Aston Martin’s first proper public outing of 2026 came with a bit of theatre.
When the AMR26 rolled out in Barcelona it did so under an all-black wrap — the sort of temporary disguise teams lean on when they’d rather the paddock squints at shapes and details than gets distracted by paint. Now the covers are off, and the car is back in unmistakable Aston Martin satin green, the message is clear enough: this isn’t just a livery reveal, it’s a statement of intent at the start of a new chapter.
Because the AMR26 isn’t simply “next year’s Aston”. It’s the first Formula 1 car produced under the watch of Adrian Newey at Silverstone, and in a season where wording matters, that alone changes the temperature around the project. Newey’s presence always does. Engineers from rival teams don’t need a press release to tell them when his fingerprints might be on a concept — they start zooming in on the photos and asking which problems he’s trying to solve this time.

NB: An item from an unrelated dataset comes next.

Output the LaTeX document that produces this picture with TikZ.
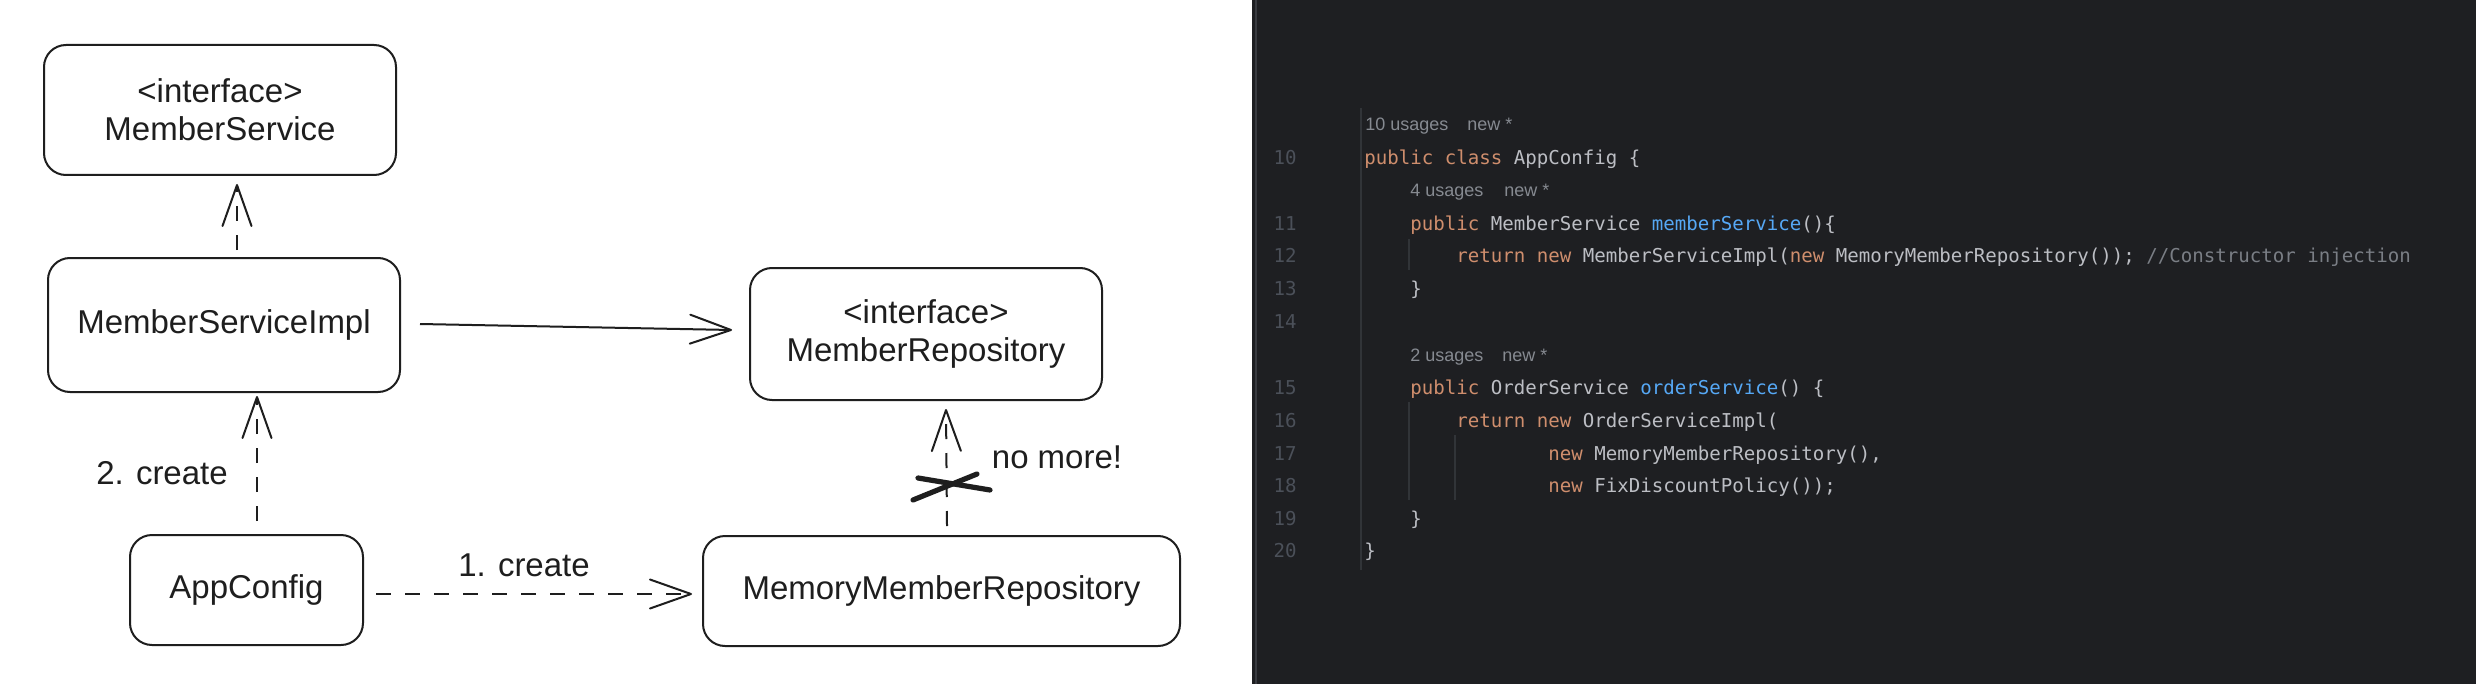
\documentclass[tikz,border=0pt]{standalone}
\usepackage{fontspec}
\setmainfont{Liberation Sans}
\newfontfamily\codefont{DejaVu Sans Mono}
\newfontfamily\hintfont{Liberation Sans}
\usetikzlibrary{arrows.meta,calc}
\definecolor{ink}{HTML}{1E1E1E}
\definecolor{ide}{HTML}{1E1F22}
\definecolor{fg}{HTML}{BCBEC4}
\definecolor{kw}{HTML}{CF8E6D}
\definecolor{fn}{HTML}{56A8F5}
\definecolor{cm}{HTML}{7A7E85}
\definecolor{lnc}{HTML}{4B5059}
\definecolor{hintc}{HTML}{868A91}
\definecolor{guide}{HTML}{313438}
\definecolor{sepc}{HTML}{393B40}
\newcommand\diagfont{\fontsize{16.5pt}{19pt}\selectfont}
\newcommand\kw[1]{{\color{kw}#1}}
\newcommand\fn[1]{{\color{fn}#1}}
\newcommand\cm[1]{{\color{cm}#1}}
\tikzset{
  umlbox/.style={draw=ink, line width=1pt, rounded corners=11pt, align=center, font=\diagfont, inner sep=0pt, text=ink},
  lbl/.style={font=\diagfont, inner sep=0pt, text=ink},
  tipopen/.style={-{Straight Barb[length=20.5pt,width=14.5pt,round]}},
  dep/.style={draw=ink, line width=1pt, dash pattern=on 7.5pt off 7pt, tipopen},
  assoc/.style={draw=ink, line width=1pt, tipopen},
  codeln/.style={anchor=base west, inner sep=0pt, font=\codefont\fontsize{9.55pt}{11pt}\selectfont\frenchspacing, text=fg},
  lnum/.style={anchor=base east, inner sep=0pt, font=\codefont\fontsize{9.55pt}{11pt}\selectfont, text=lnc},
  hint/.style={anchor=base west, inner sep=0pt, font=\hintfont\fontsize{9pt}{11pt}\selectfont, text=hintc},
  guideline/.style={draw=guide, line width=0.6pt},
  crossstroke/.style={draw=ink, line width=2.6pt, line cap=round}
}
\begin{document}
\begin{tikzpicture}[x=0.5pt,y=-0.5pt]
\useasboundingbox (0,0) rectangle (2476,684);
\fill[white] (0,0) rectangle (1252,684);
\fill[ide] (1252,0) rectangle (2476,684);
\draw[sepc, line width=1pt] (1256,0) -- (1256,684);

% ---------- diagram ----------
\node[umlbox, minimum width=176pt, minimum height=65pt] (ms) at (220,110) {<interface>\\MemberService};
\node[umlbox, minimum width=176pt, minimum height=67pt] (msi) at (224,325) {MemberServiceImpl};
\node[umlbox, minimum width=176pt, minimum height=66pt] (mr) at (926,334) {<interface>\\MemberRepository};
\node[umlbox, minimum width=116.5pt, minimum height=55pt] (ac) at (246.5,590) {AppConfig};
\node[umlbox, minimum width=238.5pt, minimum height=55pt] (mmr) at (941.5,591) {MemoryMemberRepository};

\draw[dep, tipopen/.style={-{Straight Barb[length=15.5pt,width=12.5pt,round]}}] ($(msi.north)+(13,-7)$) -- ($(ms.south)+(17,8)$);
\draw[assoc] ($(msi.east)+(19,-1)$) -- ($(mr.west)+(-17,-4)$);
\draw[dep] ($(ac.north)+(10.5,-13)$) -- ($(msi.south)+(33,3)$);
\draw[dep] ($(ac.east)+(12,4)$) -- ($(mmr.west)+(-10,3)$);
\draw[dep] ($(mmr.north)+(5.5,-9)$) -- ($(mr.south)+(20,8)$);

\node[lbl] (l2) at (162,473) {2. create};
\node[lbl] (l1) at (524,565) {1. create};
\node[lbl] (lno) at (1057,457) {no more!};

\draw[crossstroke] (913,500) -- (977,474);
\draw[crossstroke] (918,478) -- (990,490);

% ---------- code panel ----------
\draw[guideline] (1361,108) -- (1361,570);
\draw[guideline] (1409,239) -- (1409,270);
\draw[guideline] (1409,402) -- (1409,500);
\draw[guideline] (1455,435) -- (1455,500);

\node[lnum] (n10) at (1297,165) {10};
\node[lnum] (n11) at (1297,230) {11};
\node[lnum] (n12) at (1297,263) {12};
\node[lnum] (n13) at (1297,295) {13};
\node[lnum] (n14) at (1297,328) {14};
\node[lnum] (n15) at (1297,394) {15};
\node[lnum] (n16) at (1297,427) {16};
\node[lnum] (n17) at (1297,460) {17};
\node[lnum] (n18) at (1297,492) {18};
\node[lnum] (n19) at (1297,525) {19};
\node[lnum] (n20) at (1297,557) {20};

\node[hint] (h1a) at (1365,131) {10 usages};
\node[hint] (h1b) at (1467,131) {new *};
\node[hint] (h2a) at (1410,197) {4 usages};
\node[hint] (h2b) at (1504,197) {new *};
\node[hint] (h3a) at (1410,361) {2 usages};
\node[hint] (h3b) at (1502,361) {new *};

\node[codeln] (c10) at (1364,165) {\kw{public} \kw{class} AppConfig \{};
\node[codeln] (c11) at (1410,230) {\kw{public} MemberService \fn{memberService}()\{};
\node[codeln] (c12) at (1456,263) {\kw{return} \kw{new} MemberServiceImpl(\kw{new} MemoryMemberRepository()); \cm{//Constructor injection}};
\node[codeln] (c13) at (1410,295) {\}};
\node[codeln] (c15) at (1410,394) {\kw{public} OrderService \fn{orderService}() \{};
\node[codeln] (c16) at (1456,427) {\kw{return} \kw{new} OrderServiceImpl(};
\node[codeln] (c17) at (1548,460) {\kw{new} MemoryMemberRepository(),};
\node[codeln] (c18) at (1548,492) {\kw{new} FixDiscountPolicy());};
\node[codeln] (c19) at (1410,525) {\}};
\node[codeln] (c20) at (1364,557) {\}};
\end{tikzpicture}
\end{document}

Some of the attention has already clustered around the suspension, with the AMR26’s approach being treated as one of the early technical talking points of the winter. That’s predictable, really. When Newey is involved, the industry assumes there’s a reason for every visible decision — and a second reason hidden in the bits you can’t easily see. Whether the car proves quick is a separate question, but intrigue is part of the package.
There’s also a bigger, structural shift underpinning all of this. Aston Martin begins 2026 as a works team, starting a new partnership with Honda as the sport moves into its latest engine era. Honda’s appetite to stay in F1 was sharpened by the new regulations, and Aston has managed to position itself as the manufacturer’s chosen route back to the front. That’s not a small deal in a championship that still tends to reward the teams able to knit chassis and power unit into a coherent whole, rather than simply bolt the two together and hope for the best.
It’s hard not to view this season as a junction point for Aston Martin: the Newey factor on the car side, and Honda on the power side. Both come with expectation attached — sometimes unfairly so, given that regulation resets can punish even the best-run organisations if they misread a development path early.
But that’s also why this car has carried so much interest since it first appeared at the Barcelona shakedown. Aston Martin didn’t show it immediately; it only emerged late on Day 4. That delay will mean Bahrain testing carries extra weight, not just in the usual “first real mileage” sense, but in the practical need to put proper kilometres on the package and start building a baseline. With the test split across two blocks — 11-13 February and 18-20 February — the team will want to spend less time chasing gremlins and more time learning what it’s actually got.
Bahrain should also be the moment where the conversation shifts from winter fascination to something a little more concrete. It’s one thing to spot an “innovation” in a photo and quite another to understand whether it’s a performance tool, a set-up headache, or simply an elegant solution to a problem everyone else has tackled differently. For Aston Martin and Honda, those first days matter because the partnership is new, and the clock always runs faster when you’re integrating big moving parts at once.
Newey, of course, is the headline name, and not without reason. His designs have been part of 26 world championship wins, and he’s already reached the top with Williams, McLaren and Red Bull. The lure, now, is obvious: can he add a fourth title-winning team to that list? It’s the kind of subplot the paddock can’t resist, and it gives Aston Martin something it has sometimes lacked during its rise — an aura that forces rivals to take it seriously before the lap times have done the talking.
All of which makes the green paint more than just aesthetics. Aston Martin could have kept the AMR26 in stealth mode a bit longer if secrecy was the only aim. Choosing to reveal the true colours now feels like a marker laid down ahead of testing: this is the car, this is the identity, and this is the project we’re putting at the centre of the new era.
The next step is the one that really counts. Once the AMR26 is out in Bahrain alongside the rest of the field, the microscope will only get sharper — and it won’t be looking at the colour. It’ll be looking at whether all the clever ideas add up to a car that can be tuned, trusted and pushed, from the first long runs of February to the business end of the season.